Really, we need to know who Dale was before his life went into disarray. What motivates him? What is he scared of in life? These questions are important because Act I is meant to give your reader context for the story that is about to unfold.
You can boil this all down to one word: Backstory.
Act I needs to provide a backstory.
Build empathy for your character.
We, the reader, need to care about your protagonist. Yes, even if they’re supposed to be an Anti-hero.
I once read a draft of a story for a fellow novice-writer. This person was not the most accomplished storyteller, and it showed in the way they characterized their protagonist.
The hero of their story was an unrepentant, asshole. A womanizer, a drinker, an addict, and an all-around jerk. Now, there’s nothing wrong with a flawed character. In fact, it’s really the preferred way to go. The problem with this writer’s character was that there was nothing redeemable about him. He was just a jerk.
I asked the author why he had made his hero so unlikable. He gave me some lame argument about how he wanted to challenge mainstream ideas.
Don’t do that.
I’m not saying don’t be creative, but don’t reinvent the wheel, either. If your character is flawed, you need to give us a hint as to why. The messy divorce, or the dead child, or the tour of duty. People aren’t born flawed, something has to break them. If your character is broken, you don’t need to tell us the whole story why, but give us an idea.
By the end of Act I we should care a little about that character, and if they’re a jerk we need to know why.
Establish the stakes.
This one is pretty easy. Your story needs to have conflict, but in order for it to be effective, we need to know what your character stands to lose. Do they have a nice house?
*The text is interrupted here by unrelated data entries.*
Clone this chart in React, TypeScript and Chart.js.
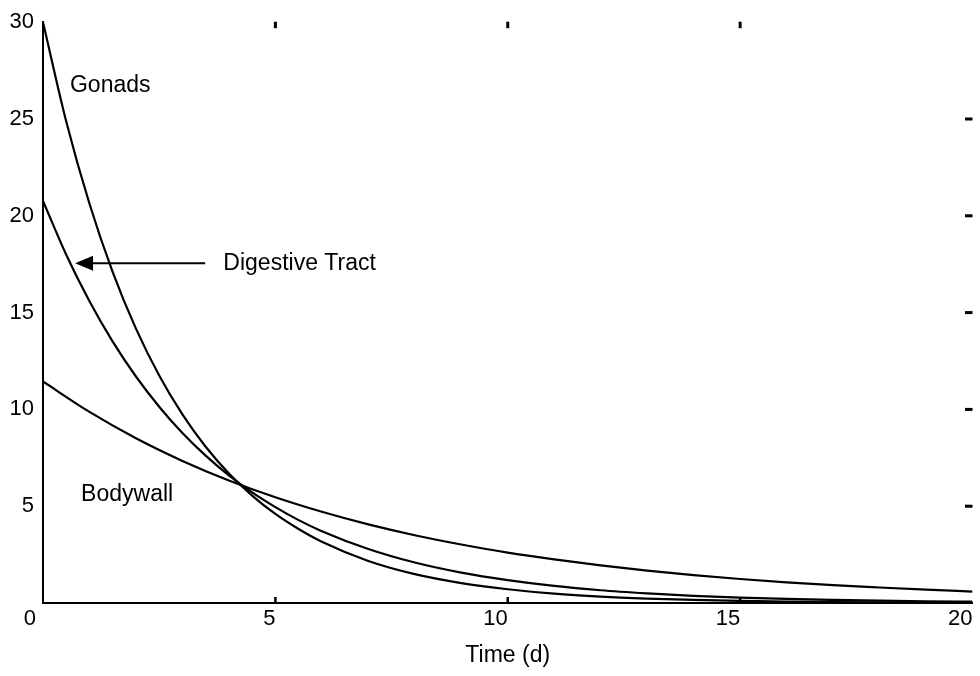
import React, { useEffect, useRef } from 'react';
import { Chart, registerables } from 'chart.js';

Chart.register(...registerables);

const FONT = '"Liberation Sans", Arial, Helvetica, sans-serif';

// Time (d)
const earlyDays = [0, 0.5, 1, 1.5, 2, 2.5, 3, 3.5, 4, 4.5, 5, 5.5, 6, 7, 8, 9, 10, 11, 12, 13, 14, 15, 16, 17, 18, 19, 20];
const wholeDays = [0, 1, 2, 3, 4, 5, 6, 7, 8, 9, 10, 11, 12, 13, 14, 15, 16, 17, 18, 19, 20];

// Series values
const gonads = [30, 24.87, 20.62, 17.09, 14.17, 11.75, 9.74, 8.07, 6.69, 5.55, 4.6, 3.82, 3.16, 2.17, 1.49, 1.03, 0.71, 0.48, 0.33, 0.23, 0.16, 0.11, 0.07, 0.05, 0.035, 0.024, 0.017];
const digestiveTract = [20.77, 17.99, 15.59, 13.5, 11.7, 10.14, 8.78, 7.61, 6.59, 5.71, 4.95, 4.28, 3.71, 2.79, 2.09, 1.57, 1.18, 0.88, 0.66, 0.5, 0.37, 0.28, 0.21, 0.16, 0.12, 0.09, 0.07];
const bodywall = [11.44, 9.87, 8.51, 7.34, 6.33, 5.46, 4.71, 4.06, 3.5, 3.02, 2.6, 2.25, 1.94, 1.67, 1.44, 1.24, 1.07, 0.92, 0.8, 0.69, 0.59];

// Tick values
const xTickValues = [0, 5, 10, 15, 20];
const yTickValues = [0, 5, 10, 15, 20, 25, 30];
const topTickMarks = [5, 10, 15];
const bottomTickMarks = [5, 10, 15];
const rightTickMarks = [5, 10, 15, 20, 25];

// Annotation texts (data coordinates)
const annotationTexts = ['Gonads', 'Digestive Tract', 'Bodywall'];
const annotationX = [0.58, 3.88, 0.82];
const annotationY = [26.4, 17.18, 5.26];
const arrowTail = [3.49, 17.55];
const arrowTip = [0.69, 17.55];

const toPoints = (xs: number[], ys: number[]) => ys.map((y, i) => ({ x: xs[i], y }));

const decorPlugin = {
  id: 'decor',
  afterDraw(chart: any) {
    const ctx = chart.ctx;
    const xs = chart.scales.x;
    const ys = chart.scales.y;
    ctx.save();
    ctx.fillStyle = '#000';
    ctx.strokeStyle = '#000';
    topTickMarks.forEach((v) => {
      const px = xs.getPixelForValue(v);
      ctx.fillRect(px - 1.5, ys.top - 0.5, 3, 6.5);
    });
    bottomTickMarks.forEach((v) => {
      const px = xs.getPixelForValue(v);
      ctx.fillRect(px - 1.25, ys.bottom - 6, 2.5, 6);
    });
    rightTickMarks.forEach((v) => {
      const py = ys.getPixelForValue(v);
      ctx.fillRect(xs.right - 7.5, py - 1.5, 7.5, 3);
    });
    // origin label
    ctx.font = `22px ${FONT}`;
    ctx.textAlign = 'right';
    ctx.textBaseline = 'alphabetic';
    ctx.fillText('0', xs.getPixelForValue(0) - 7, ys.bottom + 22);
    // annotations
    ctx.font = `23px ${FONT}`;
    ctx.textAlign = 'left';
    annotationTexts.forEach((t, i) => {
      ctx.fillText(t, xs.getPixelForValue(annotationX[i]), ys.getPixelForValue(annotationY[i]));
    });
    // arrow
    const tx = xs.getPixelForValue(arrowTail[0]);
    const ty = ys.getPixelForValue(arrowTail[1]);
    const hx = xs.getPixelForValue(arrowTip[0]);
    const hy = ys.getPixelForValue(arrowTip[1]);
    ctx.lineWidth = 2;
    ctx.beginPath();
    ctx.moveTo(tx, ty);
    ctx.lineTo(hx + 16, hy);
    ctx.stroke();
    ctx.beginPath();
    ctx.moveTo(hx, hy);
    ctx.lineTo(hx + 18, hy - 7.5);
    ctx.lineTo(hx + 18, hy + 7.5);
    ctx.closePath();
    ctx.fill();
    ctx.restore();
  },
};

export default function App() {
  const canvasRef = useRef<HTMLCanvasElement | null>(null);

  useEffect(() => {
    if (!canvasRef.current) return;
    const lineStyle = {
      borderColor: '#000',
      borderWidth: 2.2,
      pointRadius: 0,
      fill: false,
      cubicInterpolationMode: 'monotone' as const,
    };
    const chart = new Chart(canvasRef.current, {
      type: 'line',
      data: {
        datasets: [
          { label: 'Gonads', data: toPoints(earlyDays, gonads), ...lineStyle },
          { label: 'Digestive Tract', data: toPoints(earlyDays, digestiveTract), ...lineStyle },
          { label: 'Bodywall', data: toPoints(wholeDays, bodywall), ...lineStyle },
        ],
      },
      options: {
        animation: false,
        responsive: true,
        maintainAspectRatio: false,
        layout: { padding: { left: 0, right: 7.5, top: 17.5, bottom: 0 } },
        plugins: { legend: { display: false }, tooltip: { enabled: false } },
        scales: {
          x: {
            type: 'linear',
            min: 0,
            max: 20,
            afterBuildTicks: (s: any) => {
              s.ticks = xTickValues.map((v) => ({ value: v }));
            },
            afterFit: (s: any) => {
              s.height = 73;
            },
            grid: { display: false, drawTicks: false },
            border: { display: true, color: '#000', width: 2 },
            ticks: {
              align: 'end',
              padding: 3,
              color: '#000',
              font: { family: FONT, size: 22 },
              callback: (v: any) => (Number(v) === 0 ? '' : String(v)),
              maxRotation: 0,
            },
            title: {
              display: true,
              text: 'Time (d)',
              color: '#000',
              font: { family: FONT, size: 23 },
              padding: { top: 0, bottom: 7 },
            },
          },
          y: {
            type: 'linear',
            min: 0,
            max: 30,
            afterBuildTicks: (s: any) => {
              s.ticks = yTickValues.map((v) => ({ value: v }));
            },
            afterFit: (s: any) => {
              s.width = 43;
            },
            grid: { display: false, drawTicks: false },
            border: { display: true, color: '#000', width: 2 },
            ticks: {
              padding: 9,
              color: '#000',
              font: { family: FONT, size: 22 },
              callback: (v: any) => (Number(v) === 0 ? '' : String(v)),
            },
          },
        },
      },
      plugins: [decorPlugin],
    });
    return () => chart.destroy();
  }, []);

  return (
    <div style={{ position: 'absolute', left: 0, top: 0, width: 980, height: 676, background: '#fff' }}>
      <canvas ref={canvasRef} />
    </div>
  );
}
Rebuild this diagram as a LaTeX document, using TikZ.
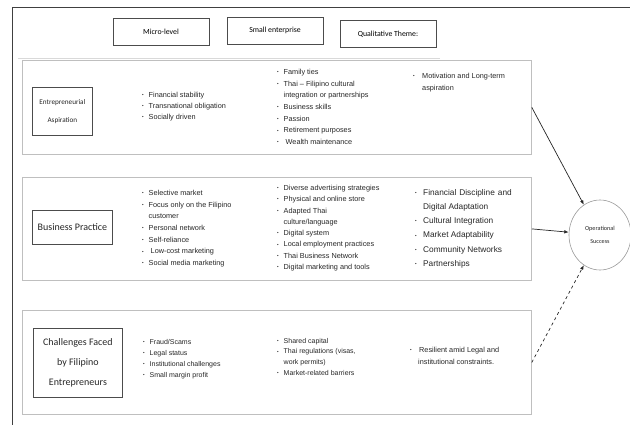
\documentclass[tikz,border=0pt]{standalone}
\usepackage{fontspec}
\setmainfont{Liberation Sans}
\newfontfamily\calfont{Carlito}
\usetikzlibrary{arrows.meta,shapes.geometric}
\newcommand{\bul}[1][6.5pt]{\makebox[#1][l]{\raisebox{0.8pt}{\fontsize{4.5}{4.5}\selectfont\textbullet}}}
\newcommand{\ind}[1][6.5pt]{\hspace*{#1}}
\tikzset{
  frame/.style={draw=black!75, line width=0.8pt},
  head/.style={draw=black!70, line width=0.9pt, minimum width=96pt, minimum height=27pt, inner sep=0pt, font=\calfont\fontsize{7.8}{9}\selectfont},
  rowbox/.style={draw=black!25, line width=0.8pt, minimum width=509pt, anchor=north west, inner sep=0pt},
  tag/.style={draw=black!70, line width=0.8pt, inner sep=0pt, align=center, anchor=north west, text=black!85},
  lst/.style={anchor=north west, inner sep=0pt, align=left, text=black!85},
  link/.style={-{Latex[length=4.5pt,width=3.5pt]}, line width=0.7pt, black!85},
}
\begin{document}
\begin{tikzpicture}[x=1pt,y=-1pt]
  \useasboundingbox (0,0) rectangle (630,425);
  \draw[frame] (12,425) -- (12,7) -- (630,7);
  \draw[black!15, line width=0.6pt] (18,58) -- (440,58);

  \node[head] (micro) at (161,32) {Micro-level};
  \node[head] (small) at (275,30.5) {Small enterprise};
  \node[head] (theme) at (388,34) {Qualitative Theme:};

  \node[rowbox, minimum height=94pt] (aspRow) at (22,60) {};
  \node[rowbox, minimum height=103pt] (pracRow) at (22,177) {};
  \node[rowbox, minimum height=104pt] (chalRow) at (22,310) {};

  \node[tag, minimum width=60pt, minimum height=48pt, font=\calfont\fontsize{7.2}{18}\selectfont] (aspTag) at (32,87) {Entrepreneurial\\Aspiration};
  \node[tag, minimum width=80pt, minimum height=34pt, font=\calfont\fontsize{10}{12}\selectfont] (pracTag) at (32,210) {Business Practice};
  \node[tag, minimum width=89pt, minimum height=69pt, font=\calfont\fontsize{10}{20}\selectfont] (chalTag) at (33,328) {Challenges Faced\\by Filipino\\Entrepreneurs};

  \node[lst, font=\fontsize{7.3}{11}\selectfont] (aspMicro) at (142,92) {\bul Financial stability\\\bul Transnational obligation\\\bul Socially driven};
  \node[lst, font=\fontsize{7.3}{11.7}\selectfont] (aspSmall) at (277,69) {\bul Family ties\\\bul Thai -- Filipino cultural\\\ind integration or partnerships\\\bul Business skills\\\bul Passion\\\bul Retirement purposes\\\bul\ Wealth maintenance};
  \node[lst, font=\fontsize{7.3}{12}\selectfont] (aspTheme) at (413,73) {\bul[9pt]Motivation and Long-term\\\ind[9pt]aspiration};

  \node[lst, font=\fontsize{7.3}{11.7}\selectfont] (pracMicro) at (142,190) {\bul Selective market\\\bul Focus only on the Filipino\\\ind customer\\\bul Personal network\\\bul Self-reliance\\\bul\ Low-cost marketing\\\bul Social media marketing};
  \node[lst, font=\fontsize{7.3}{11.3}\selectfont] (pracSmall) at (277,185) {\bul Diverse advertising strategies\\\bul Physical and online store\\\bul Adapted Thai\\\ind culture/language\\\bul Digital system\\\bul Local employment practices\\\bul Thai Business Network\\\bul Digital marketing and tools};
  \node[lst, font=\fontsize{8.3}{14.2}\selectfont] (pracTheme) at (415,189) {\bul[8pt]\makebox[84pt][s]{Financial\hspace{3pt plus 1fill}Discipline\hspace{3pt plus 1fill}and}\\\ind[8pt]Digital Adaptation\\\bul[8pt]Cultural Integration\\\bul[8pt]Market Adaptability\\\bul[8pt]Community Networks\\\bul[8pt]Partnerships};

  \node[lst, font=\fontsize{7}{11}\selectfont] (chalMicro) at (143,339) {\bul Fraud/Scams\\\bul Legal status\\\bul Institutional challenges\\\bul Small margin profit};
  \node[lst, font=\fontsize{7}{10.7}\selectfont] (chalSmall) at (277,338) {\bul Shared capital\\\bul Thai regulations (visas,\\\ind work permits)\\\bul Market-related barriers};
  \node[lst, font=\fontsize{7.3}{12}\selectfont] (chalTheme) at (410,347) {\bul[9pt]Resilient amid Legal and\\\ind[8pt]institutional constraints.};

  \node[draw=black!40, line width=0.6pt, ellipse, minimum width=62pt, minimum height=70pt, inner sep=0pt, align=center, text=black!85, font=\calfont\fontsize{6.2}{13}\selectfont] (success) at (600,235) {Operational\\Success};

  \draw[link] (aspRow.east) -- (success);
  \draw[link] (pracRow.east) -- (success);
  \draw[link, dashed] (chalRow.east) -- (success);
\end{tikzpicture}
\end{document}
A perfect family? A great job?
Or maybe the stakes are deeper than those things. Take this scene from Chris Nolan’s Batman Begins:
The scene sets up the stakes for the entire franchise- Who will win the battle for the soul of Gotham? Batman or the criminals like Falcone. These stakes are beautifully mirrored in the character of Bruce Wayne. He’s young, not yet committed to any cause, and he wants an easy cure for his grief. He wants revenge.
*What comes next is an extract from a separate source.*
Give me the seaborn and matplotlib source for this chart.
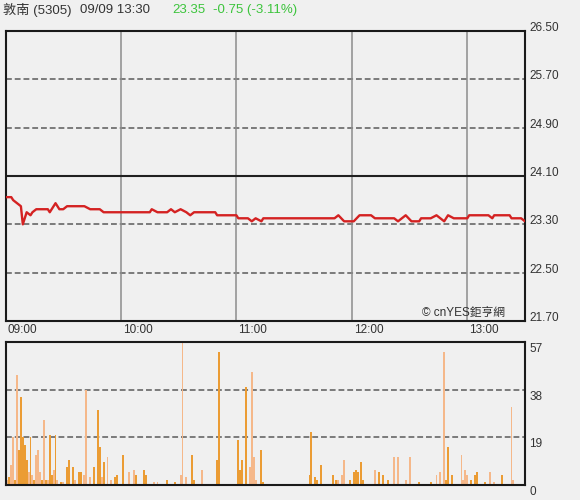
import matplotlib
matplotlib.use('Agg')
import matplotlib.pyplot as plt
import matplotlib.transforms as mtransforms
import seaborn as sns
import pandas as pd

# intraday price (minutes after 09:00, price)
price_min = [0, 3, 4, 6, 8, 9, 11, 13, 14, 16, 22, 23, 24, 26, 28, 30, 32, 38, 41, 44,
             49, 51, 75, 76, 79, 84, 86, 88, 91, 94, 96, 98, 109, 110, 120, 121, 126,
             128, 130, 133, 134, 171, 173, 176, 181, 184, 190, 192, 202, 204, 208, 211,
             215, 216, 221, 224, 228, 230, 233, 240, 241, 251, 253, 254, 262, 263, 268, 270]
price_val = [23.75, 23.75, 23.70, 23.65, 23.60, 23.30, 23.50, 23.45, 23.50, 23.55, 23.55,
             23.50, 23.55, 23.65, 23.55, 23.55, 23.60, 23.60, 23.60, 23.55, 23.55, 23.50,
             23.50, 23.55, 23.50, 23.50, 23.55, 23.50, 23.55, 23.50, 23.45, 23.50, 23.50,
             23.45, 23.45, 23.40, 23.40, 23.35, 23.40, 23.35, 23.40, 23.40, 23.45, 23.35,
             23.35, 23.45, 23.45, 23.40, 23.40, 23.35, 23.45, 23.35, 23.35, 23.40, 23.40,
             23.45, 23.35, 23.45, 23.40, 23.40, 23.45, 23.45, 23.40, 23.45, 23.45, 23.40,
             23.40, 23.35]

# volume per minute; 'P' = light bar, 'O' = orange bar
vol_min = [0, 1, 2, 3, 4, 5, 6, 7, 8, 9, 10, 11, 12, 13, 14, 15, 16, 17, 18, 19, 20, 21,
           22, 23, 24, 25, 26, 27, 29, 30, 32, 33, 35, 36, 38, 39, 41, 42, 44, 46, 48, 49,
           50, 51, 53, 55, 57, 58, 61, 64, 67, 68, 72, 73, 77, 79, 84, 88, 91, 92, 94, 97,
           98, 102, 110, 111, 121, 122, 123, 125, 127, 128, 129, 130, 133, 134, 158, 159,
           161, 162, 164, 170, 172, 173, 175, 176, 179, 181, 182, 183, 185, 186, 192, 194,
           196, 199, 202, 204, 208, 210, 215, 221, 224, 226, 228, 229, 230, 232, 237, 238,
           239, 240, 242, 244, 245, 249, 252, 254, 258, 263, 264, 270]
vol_val = [42, 2, 3, 8, 19, 2, 44, 14, 35, 19, 16, 10, 5, 19, 4, 2, 12, 14, 5, 2, 26, 2,
           2, 20, 4, 6, 20, 2, 1, 1, 7, 10, 7, 2, 5, 5, 4, 38, 3, 7, 30, 15,
           3, 9, 11, 2, 3, 4, 12, 5, 6, 4, 6, 4, 1, 1, 2, 1, 4, 57, 3, 12,
           2, 6, 10, 53, 18, 6, 10, 39, 7, 45, 11, 2, 14, 1, 4, 21,
           3, 2, 8, 4, 2, 2, 4, 10, 2, 5, 6, 5, 9, 2, 6, 5,
           4, 2, 11, 11, 2, 11, 1, 1, 4, 5, 53, 2, 15, 4, 12, 2,
           6, 4, 2, 4, 5, 1, 5, 1, 4, 31, 2, 48]
vol_kind = ['O', 'P', 'O', 'P', 'P', 'O', 'P', 'O', 'O', 'O', 'O', 'O', 'P', 'O', 'P', 'O',
            'P', 'P', 'P', 'O', 'P', 'O', 'P', 'O', 'O', 'P', 'O', 'P', 'O', 'P', 'O', 'O',
            'O', 'P', 'O', 'O', 'P', 'P', 'P', 'O', 'O', 'O', 'P', 'O', 'P', 'P', 'O', 'O',
            'O', 'P', 'P', 'O', 'O', 'O', 'P', 'P', 'O', 'O', 'P', 'P', 'P', 'O', 'O', 'P',
            'O', 'O', 'O', 'O', 'O', 'O', 'P', 'P', 'P', 'P', 'O', 'O', 'O', 'O', 'O', 'O',
            'O', 'O', 'O', 'P', 'P', 'P', 'O', 'O', 'O', 'O', 'O', 'O', 'P', 'O', 'O', 'O',
            'P', 'P', 'P', 'P', 'O', 'O', 'P', 'P', 'P', 'O', 'O', 'O', 'P', 'P', 'P', 'P',
            'O', 'O', 'O', 'O', 'P', 'P', 'O', 'P', 'P', 'O']

price_ticks = [21.70, 22.50, 23.30, 24.10, 24.90, 25.70, 26.50]
prev_close = 24.10
vol_ticks = [0, 19, 38, 57]
hour_ticks = [0, 60, 120, 180, 240]
hour_labels = ['09:00', '10:00', '11:00', '12:00', '13:00']

bg = '#f0f0f0'
sns.set_style('white', {'axes.facecolor': bg, 'figure.facecolor': bg})
plt.rcParams['font.family'] = ['Liberation Sans', 'Noto Sans CJK TC', 'DejaVu Sans']

fig = plt.figure(figsize=(5.8, 5.0), dpi=100)
ax = fig.add_axes([5.5 / 580, 1 - 321 / 500, 519.5 / 580, 290 / 500])
axv = fig.add_axes([5.5 / 580, 1 - 485 / 500, 519.5 / 580, 143 / 500])

price = pd.DataFrame({'minute': price_min, 'price': price_val})
vol = pd.DataFrame({'minute': vol_min, 'volume': vol_val, 'kind': vol_kind})

dash = (0, (3.0, 1.5))

# price panel
for y in price_ticks[1:-1]:
    if y != prev_close:
        ax.axhline(y, color='#7a7a7a', lw=1.4, ls=dash, zorder=1)
for x in hour_ticks[1:]:
    ax.axvline(x, color='#8c8c8c', lw=1.1, zorder=1)
ax.axhline(prev_close, color='#202020', lw=1.5, zorder=2)
sns.lineplot(data=price, x='minute', y='price', ax=ax, color='#d42222', lw=1.7, zorder=3)
ax.set_xlim(0, 270)
ax.set_ylim(21.70, 26.50)
ax.set_yticks(price_ticks)
ax.set_yticklabels([f'{v:.2f}' for v in price_ticks])
ax.yaxis.tick_right()
ax.set_xticks(hour_ticks)
ax.set_xticklabels(hour_labels)
ax.tick_params(axis='both', length=0, labelsize=8.5, colors='#333333')
ax.tick_params(axis='y', pad=3)
ax.tick_params(axis='x', pad=2)
off = mtransforms.ScaledTranslation(2 / 100, 0, fig.dpi_scale_trans)
for lbl in ax.get_xticklabels():
    lbl.set_ha('left')
    lbl.set_transform(lbl.get_transform() + off)
up = mtransforms.ScaledTranslation(0, 3 / 100, fig.dpi_scale_trans)
for lbl in ax.get_yticklabels():
    lbl.set_va('center')
    lbl.set_transform(lbl.get_transform() + up)
ax.set_xlabel('')
ax.set_ylabel('')
for s in ax.spines.values():
    s.set_color('#1a1a1a')
    s.set_linewidth(1.5)
    s.set_visible(True)

# volume panel
for y in vol_ticks[1:-1]:
    axv.axhline(y, color='#7a7a7a', lw=1.4, ls=dash, zorder=1)
colors = {'P': '#f5b88a', 'O': '#eb9c34'}
for k in ['P', 'O']:
    sub = vol[vol['kind'] == k]
    axv.bar(sub['minute'], sub['volume'], width=1.0, color=colors[k], lw=0, zorder=2)
axv.set_xlim(0, 270)
axv.set_ylim(0, 57)
axv.set_xticks([])
axv.set_yticks(vol_ticks)
axv.set_yticklabels([str(v) for v in vol_ticks])
axv.yaxis.tick_right()
axv.tick_params(axis='y', length=0, labelsize=8.5, colors='#333333', pad=3)
down = mtransforms.ScaledTranslation(0, -1 / 100, fig.dpi_scale_trans)
for lbl in axv.get_yticklabels():
    lbl.set_va('top')
    lbl.set_transform(lbl.get_transform() + down)
for s in axv.spines.values():
    s.set_color('#1a1a1a')
    s.set_linewidth(1.5)
    s.set_visible(True)

# header
fig.text(3 / 580, 1 - 10 / 500, '敦南 (5305)', fontsize=9.5, color='#333333', va='center')
fig.text(80 / 580, 1 - 10 / 500, '09/09 13:30', fontsize=9.5, color='#333333', va='center')
fig.text(172 / 580, 1 - 10 / 500, '23.35', fontsize=9.5, color='#3cc43c', va='center')
fig.text(213 / 580, 1 - 10 / 500, '-0.75 (-3.11%)', fontsize=9.5, color='#3cc43c', va='center')
fig.text(422 / 580, 1 - 313 / 500, '© cnYES鉅亨網', fontsize=8.5, color='#333333', va='center')

fig.savefig('out.png', dpi=100, facecolor=bg)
Ultimately, with the help of his friend, he rejects vengeance for a pure ideal- Justice. Can he bring justice to a world as corrupted and broken as Gotham City? We don’t know, but we want to find out!
You don’t want to write any serious conflict in the first act because for any conflict to have meaning the reader needs to be fully invested in your characters.
However, you can, and probably should hint at what the conflict will ultimately be. What does this foreshadowing look like?
Think back to high school when you had to read Romeo & Juliet.
We get a hint of the conflict in the first act of the play during the Capulet’s ball. Tybalt (Juliet’s cousin) is mad as hell to see Romeo at his family’s party. He wants to kill Romeo right there, in the middle of the ball! He’s only stopped because his uncle doesn’t want the party ruined.
Judging by Tybalt’s anger, the audience knows that this feud could lead to the death of Romeo.
Later in the night Romeo and Juliet meet and share their first kiss. Romeo asks Juliet’s nurse what the girl’s name is and when the nurse tells him he utters the line:
“O dear account! My life is my foe’s debt.”
Or, For those of us who don’t speak Shakespeare:
“My life is in the hands of my enemy.”
The point is, Tybalt and Romeo have yet to draw swords, but the audience can see the conflict coming from a mile away. By the time the curtain falls, both these dudes have been killed by their families’ clashing.
I know that’s kind of a spoiler, but the play has been out for like 400 years now.
Bring your character to their conflict.
Ultimately, you want to end Act I by introducing the story’s main conflict. You do this with the Inciting Incident.
Hopefully, by this time you’ve constructed a compelling enough character, and backstory, that your reader is willing is go along for the ride. Because, by the end of Act I, if they don’t care they ain’t reading anymore.